Please retype the data in full and exactly; the pictures are not part of the copy.

- [RECORDED INFORMATION]:

──────

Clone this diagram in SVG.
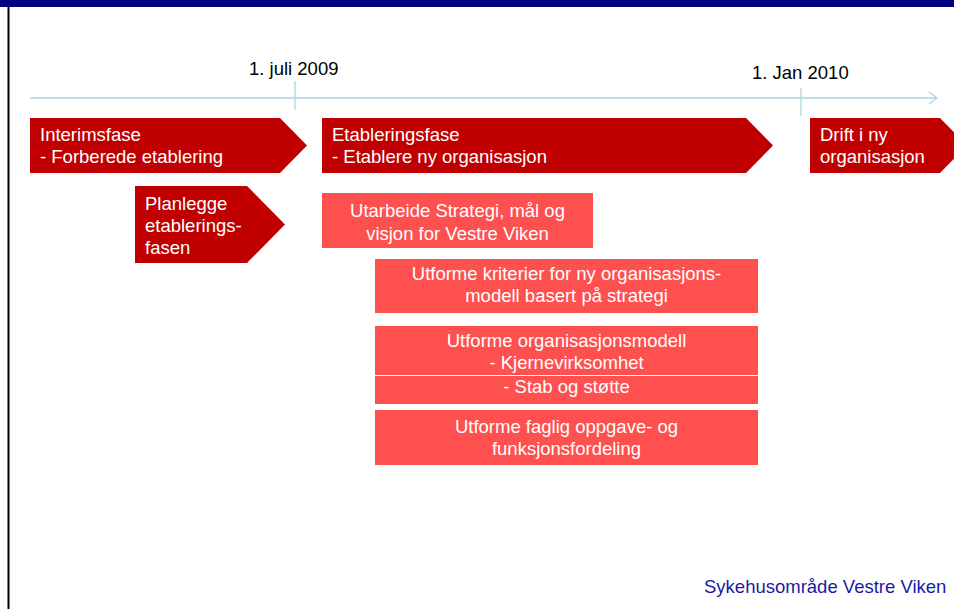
<svg xmlns="http://www.w3.org/2000/svg" width="954" height="609" viewBox="0 0 954 609">
<style>
text{font-family:"Liberation Sans",Arial,sans-serif;font-size:18.5px}
.w{fill:#ffffff}
.c{text-anchor:middle}
.dk{fill:#c00000}
.lt{fill:#ff5050}
.lbl{fill:#000000}
.tl{stroke:#a9d7df;stroke-width:1.3;fill:none}
</style>
<rect x="0" y="0" width="954" height="609" fill="#ffffff"/>
<rect x="0" y="0" width="954" height="7" fill="#000080"/>
<line x1="8.5" y1="7" x2="8.5" y2="609" stroke="#000000" stroke-width="2"/>
<g id="connectors">
<line class="tl" x1="30" y1="98" x2="937" y2="98"/>
<polyline class="tl" points="929,92 937,98 929,104"/>
<line class="tl" x1="295" y1="81" x2="295" y2="110"/>
<line class="tl" x1="801" y1="88" x2="801" y2="116"/>
</g>
<g id="date1"><text class="lbl" x="249" y="75">1. juli 2009</text></g>
<g id="date2"><text class="lbl" x="752" y="79">1. Jan 2010</text></g>
<g id="interim">
<polygon class="dk" points="30,118 280,118 307,145.5 280,173 30,173"/>
<text class="w" x="40" y="141">Interimsfase</text>
<text class="w" x="40" y="163">- Forberede etablering</text>
</g>
<g id="planlegge">
<polygon class="dk" points="135,186 247,186 285,224.5 247,263 135,263"/>
<text class="w" x="145" y="210">Planlegge</text>
<text class="w" x="145" y="232">etablerings-</text>
<text class="w" x="145" y="254">fasen</text>
</g>
<g id="etablering">
<polygon class="dk" points="322,118 746,118 773,145.5 746,173 322,173"/>
<text class="w" x="332" y="141">Etableringsfase</text>
<text class="w" x="332" y="163">- Etablere ny organisasjon</text>
</g>
<g id="drift">
<polygon class="dk" points="810,118 940,118 967,145.5 940,173 810,173"/>
<text class="w" x="820" y="141">Drift i ny</text>
<text class="w" x="820" y="163">organisasjon</text>
</g>
<g id="strategi">
<rect class="lt" x="322" y="193" width="271" height="55"/>
<text class="w c" x="457.5" y="217">Utarbeide Strategi, mål og</text>
<text class="w c" x="457.5" y="240">visjon for Vestre Viken</text>
</g>
<g id="kriterier">
<rect class="lt" x="375" y="259" width="383" height="54"/>
<text class="w c" x="566.5" y="280">Utforme kriterier for ny organisasjons-</text>
<text class="w c" x="566.5" y="302">modell basert på strategi</text>
</g>
<g id="orgmodell">
<rect class="lt" x="375" y="326" width="383" height="49"/>
<text class="w c" x="566.5" y="347">Utforme organisasjonsmodell</text>
<text class="w c" x="566.5" y="369">- Kjernevirksomhet</text>
</g>
<g id="stab">
<rect class="lt" x="375" y="376" width="383" height="28"/>
<text class="w c" x="566.5" y="393">- Stab og støtte</text>
</g>
<g id="faglig">
<rect class="lt" x="375" y="410" width="383" height="55"/>
<text class="w c" x="566.5" y="433">Utforme faglig oppgave- og</text>
<text class="w c" x="566.5" y="455">funksjonsfordeling</text>
</g>
<g id="footer"><text x="704" y="593" fill="#1a1aa6">Sykehusområde Vestre Viken</text></g>
</svg>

──────

- [EXERCISE ANSWER]:
Clone this diagram in SVG.
<svg xmlns="http://www.w3.org/2000/svg" width="954" height="609" viewBox="0 0 954 609">
<style>
text{font-family:"Liberation Sans",Arial,sans-serif;font-size:18.5px}
.w{fill:#ffffff}
.c{text-anchor:middle}
.dk{fill:#c00000}
.lt{fill:#ff5050}
.lbl{fill:#000000}
.tl{stroke:#a9d7df;stroke-width:1.3;fill:none}
</style>
<rect x="0" y="0" width="954" height="609" fill="#ffffff"/>
<rect x="0" y="0" width="954" height="7" fill="#000080"/>
<line x1="8.5" y1="7" x2="8.5" y2="609" stroke="#000000" stroke-width="2"/>
<g id="connectors">
<line class="tl" x1="30" y1="98" x2="937" y2="98"/>
<polyline class="tl" points="929,92 937,98 929,104"/>
<line class="tl" x1="295" y1="81" x2="295" y2="110"/>
<line class="tl" x1="801" y1="88" x2="801" y2="116"/>
</g>
<g id="date1"><text class="lbl" x="249" y="75">1. juli 2009</text></g>
<g id="date2"><text class="lbl" x="752" y="79">1. Jan 2010</text></g>
<g id="interim">
<polygon class="dk" points="30,118 280,118 307,145.5 280,173 30,173"/>
<text class="w" x="40" y="141">Interimsfase</text>
<text class="w" x="40" y="163">- Forberede etablering</text>
</g>
<g id="planlegge">
<polygon class="dk" points="135,186 247,186 285,224.5 247,263 135,263"/>
<text class="w" x="145" y="210">Planlegge</text>
<text class="w" x="145" y="232">etablerings-</text>
<text class="w" x="145" y="254">fasen</text>
</g>
<g id="etablering">
<polygon class="dk" points="322,118 746,118 773,145.5 746,173 322,173"/>
<text class="w" x="332" y="141">Etableringsfase</text>
<text class="w" x="332" y="163">- Etablere ny organisasjon</text>
</g>
<g id="drift">
<polygon class="dk" points="810,118 940,118 967,145.5 940,173 810,173"/>
<text class="w" x="820" y="141">Drift i ny</text>
<text class="w" x="820" y="163">organisasjon</text>
</g>
<g id="strategi">
<rect class="lt" x="322" y="193" width="271" height="55"/>
<text class="w c" x="457.5" y="217">Utarbeide Strategi, mål og</text>
<text class="w c" x="457.5" y="240">visjon for Vestre Viken</text>
</g>
<g id="kriterier">
<rect class="lt" x="375" y="259" width="383" height="54"/>
<text class="w c" x="566.5" y="280">Utforme kriterier for ny organisasjons-</text>
<text class="w c" x="566.5" y="302">modell basert på strategi</text>
</g>
<g id="orgmodell">
<rect class="lt" x="375" y="326" width="383" height="49"/>
<text class="w c" x="566.5" y="347">Utforme organisasjonsmodell</text>
<text class="w c" x="566.5" y="369">- Kjernevirksomhet</text>
</g>
<g id="stab">
<rect class="lt" x="375" y="376" width="383" height="28"/>
<text class="w c" x="566.5" y="393">- Stab og støtte</text>
</g>
<g id="faglig">
<rect class="lt" x="375" y="410" width="383" height="55"/>
<text class="w c" x="566.5" y="433">Utforme faglig oppgave- og</text>
<text class="w c" x="566.5" y="455">funksjonsfordeling</text>
</g>
<g id="footer"><text x="704" y="593" fill="#1a1aa6">Sykehusområde Vestre Viken</text></g>
</svg>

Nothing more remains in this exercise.